The push toward autonomy in space makes sense, he said, given where the weak link in satellite systems lies, at ground-based control stations that are more vulnerable to cyberattacks. “I believe that from a threat perspective, ground antennas and ground stations are, to me, something that’s at risk in a conflict, so I think down the road, you want to take advantage of where the industry is going and really make your constellations as autonomous as possible and get human control out of the loop,” Calvelli said.
Meanwhile, the CCP’s plan for 2,800 AI-enabled satellites could give it a global surveillance grid powered by in-space computing. Russia, though economically constrained, continues to refine its anti-satellite and electronic warfare systems. The result is an increasingly contested, congested and competitive domain — a digital Wild West at a low Earth orbit speed of over 27,000 kph.

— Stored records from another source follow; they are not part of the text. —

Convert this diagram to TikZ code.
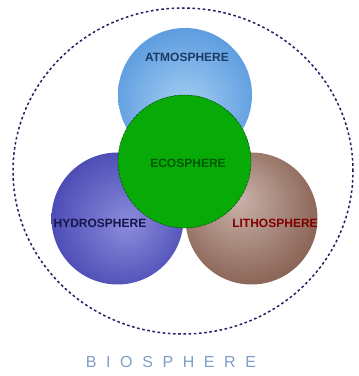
\documentclass[tikz,border=0pt]{standalone}
\usepackage{fontspec}
\newfontfamily\spherefont{Liberation Sans}
\usetikzlibrary{shapes.geometric}

\definecolor{atmoin}{HTML}{A8D0F2}
\definecolor{atmomid}{HTML}{5C9CE0}
\definecolor{atmoout}{HTML}{3676C8}
\definecolor{hydroin}{HTML}{8C8CDC}
\definecolor{hydromid}{HTML}{4A4AB4}
\definecolor{hydroout}{HTML}{26268A}
\definecolor{lithoin}{HTML}{CBB4AC}
\definecolor{lithomid}{HTML}{8C6658}
\definecolor{lithoout}{HTML}{5A3222}
\definecolor{ecofill}{HTML}{08AA08}
\definecolor{biocol}{HTML}{202062}
\definecolor{biotext}{HTML}{7E9EC6}

% Schattierungen der Kugeln
\pgfdeclareradialshading{atmoshade}{\pgfpoint{0bp}{-6bp}}{color(0bp)=(atmoin); color(28bp)=(atmomid); color(50bp)=(atmoout)}
\pgfdeclareradialshading{hydroshade}{\pgfpoint{4bp}{-2bp}}{color(0bp)=(hydroin); color(28bp)=(hydromid); color(50bp)=(hydroout)}
\pgfdeclareradialshading{lithoshade}{\pgfpoint{-6bp}{8bp}}{color(0bp)=(lithoin); color(28bp)=(lithomid); color(50bp)=(lithoout)}

\begin{document}
\begin{tikzpicture}[x=1pt,y=1pt,
  sphere/.style={circle,minimum size=#1,inner sep=0pt},
  spherelabel/.style={font=\spherefont\bfseries\fontsize{12}{13}\selectfont}]

\useasboundingbox (0,0) rectangle (359,376);

% Biosphaere (gestrichelte Ellipse)
\node (bio) at (183,205) [ellipse,minimum width=340,minimum height=326,inner sep=0pt,
  draw=biocol,line width=1.5pt,dash pattern=on 2.6pt off 2.6pt] {};

% Hydrosphaere und Lithosphaere
\node (hydro) at (117.5,157.5) [sphere=132,shading=hydroshade] {};
\node (litho) at (251.5,157.5) [sphere=132,shading=lithoshade] {};

% Atmosphaere
\node (atmo) at (185,281) [sphere=134,shading=atmoshade] {};

% Oekosphaere
\node (eco) at (184.5,214.5) [sphere=133,fill=ecofill,draw=green!25!black,
  line width=0.4pt,dash pattern=on 3pt off 1pt] {};

% Beschriftungen
\node (atmolabel) at (187,319) [spherelabel,text=atmoout!50!black] {ATMOSPHERE};
\node (ecolabel) at (188,213) [spherelabel,text=green!35!black] {ECOSPHERE};
\node (hydrolabel) at (100,153) [spherelabel,text=hydroout!55!black] {HYDROSPHERE};
\node (litholabel) at (275,153) [spherelabel,text=red!50!black] {LITHOSPHERE};

\node (biolabel) at (171,14) [font=\spherefont\fontsize{16}{18}\selectfont\addfontfeature{LetterSpace=60},
  text=biotext] {BIOSPHERE};

\end{tikzpicture}
\end{document}
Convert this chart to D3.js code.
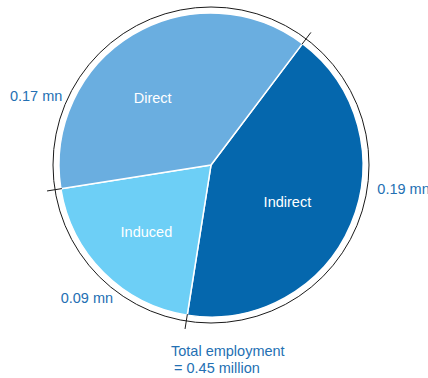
<!DOCTYPE html>
<html>
<head>
<meta charset="utf-8">
<script src="https://cdn.jsdelivr.net/npm/d3@7"></script>
<style>
  html, body { margin: 0; padding: 0; background: #fff; }
  svg { display: block; font-family: "Liberation Sans", Arial, Helvetica, sans-serif; }
</style>
</head>
<body>
<svg id="chart" width="428" height="378"></svg>
<script>
// Employment by type (millions)
const categories = ["Indirect", "Induced", "Direct"];
const values = [0.19, 0.09, 0.17];
const colors = ["#0567ad", "#6dcff6", "#6aaee0"];
const unitLabel = "mn";
const totalLabel = "Total employment";
const totalUnit = "million";

const width = 428, height = 378;
const cx = 211, cy = 165;
const radius = 152;
const ringRadius = 158;
const deg = Math.PI / 180;
const startAngle = 37 * deg;

const svg = d3.select("#chart");
const g = svg.append("g").attr("transform", `translate(${cx},${cy})`);

const data = categories.map((c, i) => ({ name: c, value: values[i], color: colors[i] }));

const pie = d3.pie()
  .sort(null)
  .value(d => d.value)
  .startAngle(startAngle)
  .endAngle(startAngle + 2 * Math.PI);

const arcs = pie(data);
const arc = d3.arc().innerRadius(0).outerRadius(radius);

// slices
g.selectAll("path.slice")
  .data(arcs)
  .join("path")
  .attr("class", "slice")
  .attr("d", arc)
  .attr("fill", d => d.data.color)
  .attr("stroke", "#fff")
  .attr("stroke-width", 1.5)
  .attr("stroke-linejoin", "round");

// outer ring
g.append("circle")
  .attr("r", ringRadius)
  .attr("fill", "none")
  .attr("stroke", "#1a1a1a")
  .attr("stroke-width", 1);

// boundary ticks across the ring
const polar = (r, a) => [r * Math.sin(a), -r * Math.cos(a)];
g.selectAll("line.tick")
  .data(arcs)
  .join("line")
  .attr("class", "tick")
  .attr("x1", d => polar(radius - 1, d.startAngle)[0])
  .attr("y1", d => polar(radius - 1, d.startAngle)[1])
  .attr("x2", d => polar(ringRadius + 8, d.startAngle)[0])
  .attr("y2", d => polar(ringRadius + 8, d.startAngle)[1])
  .attr("stroke", "#1a1a1a")
  .attr("stroke-width", 1);

// category names inside slices
const nameShift = { Indirect: 3 * deg, Induced: -1 * deg, Direct: -10 * deg };
const nameRadius = { Indirect: 85, Induced: 93, Direct: 89 };
g.selectAll("text.name")
  .data(arcs)
  .join("text")
  .attr("class", "name")
  .attr("x", d => polar(nameRadius[d.data.name], (d.startAngle + d.endAngle) / 2 + nameShift[d.data.name])[0])
  .attr("y", d => polar(nameRadius[d.data.name], (d.startAngle + d.endAngle) / 2 + nameShift[d.data.name])[1])
  .attr("dy", "0.35em")
  .attr("text-anchor", "middle")
  .attr("fill", "#fff")
  .attr("font-size", 14.5)
  .text(d => d.data.name);

// value labels outside the ring
const fmt = d3.format(".2f");
const valueAngle = { Indirect: 97 * deg, Induced: 223 * deg, Direct: 291.5 * deg };
const valueRadius = { Indirect: 194, Induced: 182, Direct: 188 };
g.selectAll("text.value")
  .data(arcs)
  .join("text")
  .attr("class", "value")
  .attr("x", d => polar(valueRadius[d.data.name], valueAngle[d.data.name])[0])
  .attr("y", d => polar(valueRadius[d.data.name], valueAngle[d.data.name])[1])
  .attr("dy", "0.35em")
  .attr("text-anchor", "middle")
  .attr("fill", "#2470b3")
  .attr("font-size", 14.5)
  .text(d => `${fmt(d.data.value)} ${unitLabel}`);

// total
const total = d3.sum(values);
const totalText = g.append("text")
  .attr("x", -40)
  .attr("y", 191)
  .attr("fill", "#2470b3")
  .attr("font-size", 14.5);
totalText.append("tspan").attr("x", -40).text(totalLabel);
totalText.append("tspan").attr("x", -37).attr("dy", 17).text(`= ${fmt(total)} ${totalUnit}`);
</script>
</body>
</html>
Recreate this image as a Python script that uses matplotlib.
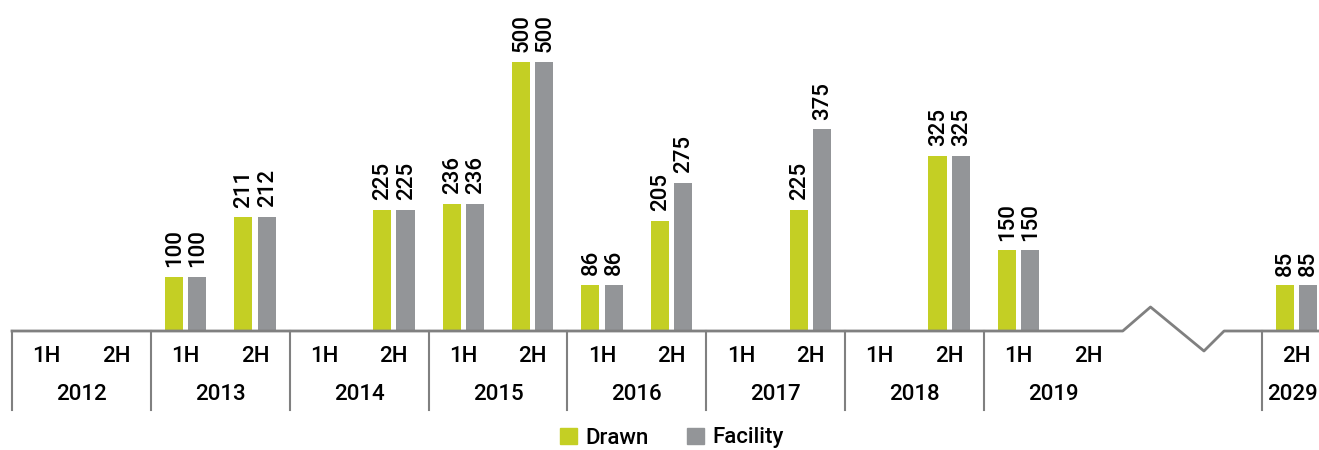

Why does it matter who dominates space AI? Because every other domain — air, sea, land and cyber — depends on it. GPS, communications, missile warning and navigation all rely on orbital systems. Lose space and you lose the war before it begins. “The winner will control the vital infrastructure of modern warfare,” Melanie Garson, an associate professor in International Conflict Resolution & International Security at University College London, told Business Insider. “It’s not just about satellites — it’s about who owns the data highways of the planet.”